- **WHAT IS REQUIRED**: Wherever "this" appears in a line, copy that line.

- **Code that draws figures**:
— START —
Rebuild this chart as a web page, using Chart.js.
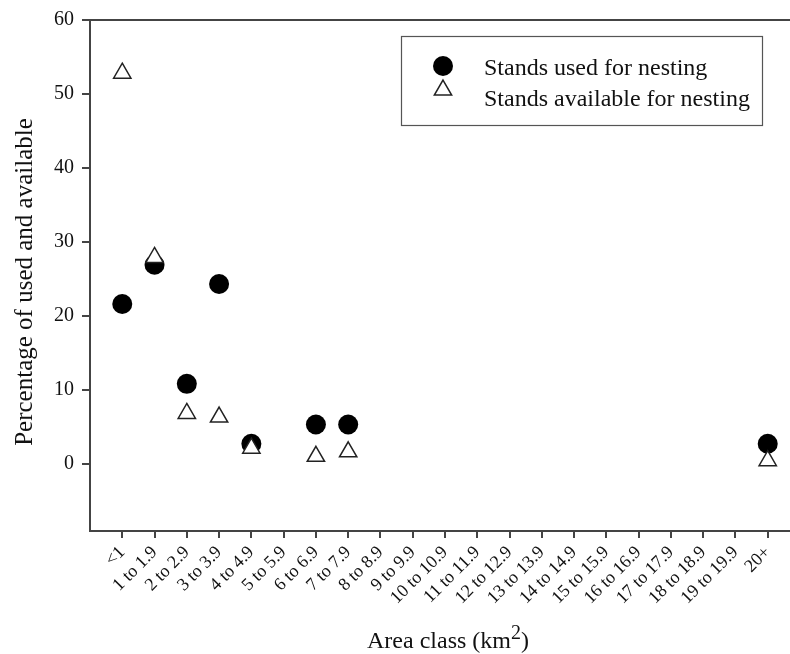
<!DOCTYPE html>
<html>
<head>
<meta charset="utf-8">
<script src="https://cdn.jsdelivr.net/npm/chart.js@4/dist/chart.umd.min.js"></script>
<style>
  html, body { margin: 0; padding: 0; background: #fff; overflow: hidden; }
  #wrap { position: relative; width: 815px; height: 654px; }
</style>
</head>
<body>
<div id="wrap"><canvas id="chart"></canvas></div>
<script>
  // area classes (km2)
  const clases = ['<1', '1 to 1.9', '2 to 2.9', '3 to 3.9', '4 to 4.9', '5 to 5.9', '6 to 6.9',
      '7 to 7.9', '8 to 8.9', '9 to 9.9', '10 to 10.9', '11 to 11.9', '12 to 12.9', '13 to 13.9',
      '14 to 14.9', '15 to 15.9', '16 to 16.9', '17 to 17.9', '18 to 18.9', '19 to 19.9', '20+'];

  // % of stands used for nesting
  const usados = [21.6, 26.9, 10.8, 24.3, 2.7, null, 5.3, 5.3, null, null, null,
      null, null, null, null, null, null, null, null, null, 2.7];

  // % of stands available for nesting
  const disponibles = [52.8, 27.9, 6.8, 6.3, 2.1, null, 1.0, 1.6, null, null, null,
      null, null, null, null, null, null, null, null, null, 0.4];

  const yTicks = [0, 10, 20, 30, 40, 50, 60];
  const yMin = -9.1;
  const yMax = 60;

  const fuente = "'Liberation Serif', 'Times New Roman', serif";
  const colorEje = '#444';

  function puntos(valores) {
      return clases.map((c, i) => ({ x: i, y: valores[i] })).filter(p => p.y !== null);
  }

  let datos = {
      datasets: [
          {
              label: 'Stands used for nesting',
              data: puntos(usados),
              pointStyle: 'circle',
              pointRadius: 10,
              backgroundColor: '#000',
              borderColor: '#000',
              borderWidth: 0,
              showLine: false,
              order: 1,
          },
          {
              label: 'Stands available for nesting',
              data: puntos(disponibles),
              pointStyle: 'triangle',
              pointRadius: 10,
              backgroundColor: '#fff',
              borderColor: '#222',
              borderWidth: 1.5,
              showLine: false,
              order: 0,
          }
      ]
  };

  // top/right edges of the frame
  const marco = {
      id: 'marco',
      afterDraw(chart) {
          const { ctx, chartArea: a } = chart;
          ctx.save();
          ctx.strokeStyle = colorEje;
          ctx.lineWidth = 2;
          ctx.beginPath();
          ctx.moveTo(a.left, a.top);
          ctx.lineTo(a.right, a.top);
          ctx.lineTo(a.right, a.bottom);
          ctx.stroke();
          ctx.restore();
      }
  };

  // boxed legend inside the plot
  const leyenda = {
      id: 'leyenda',
      afterDraw(chart) {
          const ctx = chart.ctx;
          ctx.save();
          ctx.strokeStyle = '#555';
          ctx.lineWidth = 1.2;
          ctx.strokeRect(401.5, 36.5, 361, 89);
          const filas = [66, 90];
          chart.data.datasets.forEach((ds, i) => {
              ctx.fillStyle = ds.backgroundColor;
              ctx.strokeStyle = ds.borderColor;
              ctx.lineWidth = ds.borderWidth;
              Chart.helpers.drawPoint(ctx, {
                  pointStyle: ds.pointStyle,
                  radius: ds.pointRadius,
                  rotation: 0,
                  borderWidth: ds.borderWidth
              }, 443, filas[i]);
          });
          ctx.fillStyle = '#111';
          ctx.font = '24px ' + fuente;
          ctx.textBaseline = 'alphabetic';
          ctx.textAlign = 'left';
          ctx.fillText(chart.data.datasets[0].label, 484, 75);
          ctx.fillText(chart.data.datasets[1].label, 484, 106);
          ctx.restore();
      }
  };

  // axis titles (x one carries a superscript)
  const titulos = {
      id: 'titulos',
      afterDraw(chart) {
          const { ctx, chartArea: a } = chart;
          ctx.save();
          ctx.fillStyle = '#111';

          // y title, rotated
          ctx.font = '25px ' + fuente;
          ctx.textAlign = 'center';
          ctx.textBaseline = 'middle';
          ctx.translate(25, 282);
          ctx.rotate(-Math.PI / 2);
          ctx.fillText('Percentage of used and available', 0, 0);
          ctx.setTransform(1, 0, 0, 1, 0, 0);

          const t1 = 'Area class (km', t2 = '2', t3 = ')';
          const f1 = '24px ' + fuente, f2 = '20px ' + fuente;
          ctx.textBaseline = 'alphabetic';
          ctx.textAlign = 'left';
          ctx.font = f1;
          const w1 = ctx.measureText(t1).width, w3 = ctx.measureText(t3).width;
          ctx.font = f2;
          const w2 = ctx.measureText(t2).width;
          let x = (a.left + a.right) / 2 + 3 - (w1 + w2 + w3) / 2;
          const y = 648;
          ctx.font = f1;
          ctx.fillText(t1, x, y);
          x += w1;
          ctx.font = f2;
          ctx.fillText(t2, x, y - 9);
          x += w2;
          ctx.font = f1;
          ctx.fillText(t3, x, y);
          ctx.restore();
      }
  };

  let opciones = {
      responsive: true,
      maintainAspectRatio: false,
      animation: false,
      events: [],
      layout: {
          padding: { left: 0, top: 17, right: 15, bottom: 0 }
      },
      scales: {
          x: {
              type: 'linear',
              min: -1,
              max: 21,
              afterBuildTicks: s => { s.ticks = clases.map((c, i) => ({ value: i })); },
              afterFit: s => { s.height = 123; },
              grid: {
                  drawOnChartArea: false,
                  drawTicks: true,
                  tickLength: 7,
                  color: colorEje,
                  lineWidth: 2,
              },
              border: { display: true, color: colorEje, width: 2 },
              ticks: {
                  autoSkip: false,
                  maxRotation: 45,
                  minRotation: 45,
                  padding: 4,
                  color: '#111',
                  font: { family: fuente, size: 18 },
                  callback: v => clases[v],
              },
          },
          y: {
              type: 'linear',
              min: yMin,
              max: yMax,
              afterBuildTicks: s => { s.ticks = yTicks.map(v => ({ value: v })); },
              afterFit: s => { s.width = 90; },
              grid: {
                  drawOnChartArea: false,
                  drawTicks: true,
                  tickLength: 8,
                  color: colorEje,
                  lineWidth: 2,
              },
              border: { display: true, color: colorEje, width: 2 },
              ticks: {
                  padding: 8,
                  color: '#111',
                  font: { family: fuente, size: 20 },
              },
          }
      },
      plugins: {
          legend: { display: false },
          title: { display: false },
          tooltip: { enabled: false },
      },
  };

  let ctx = document.getElementById('chart').getContext('2d');
  let miGrafica = new Chart(ctx, {
      type: 'scatter',
      data: datos,
      options: opciones,
      plugins: [marco, leyenda, titulos],
  });
</script>
</body>
</html>
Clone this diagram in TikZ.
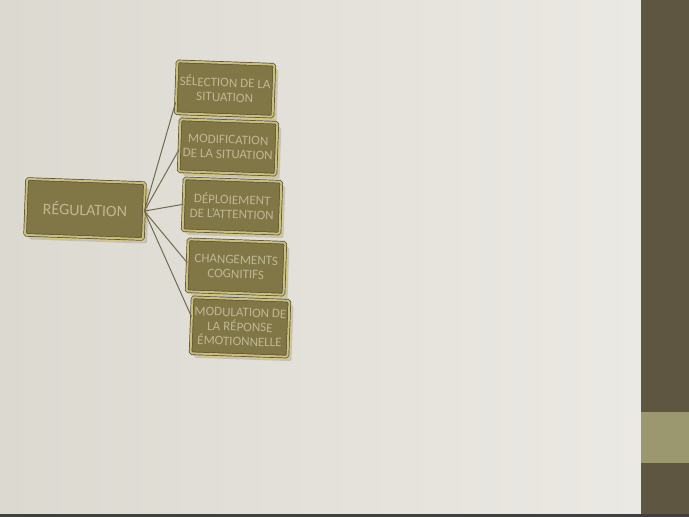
— END —
- **WRITTEN REPLY**:
Rebuild this chart as a web page, using Chart.js.
Clone this diagram in TikZ.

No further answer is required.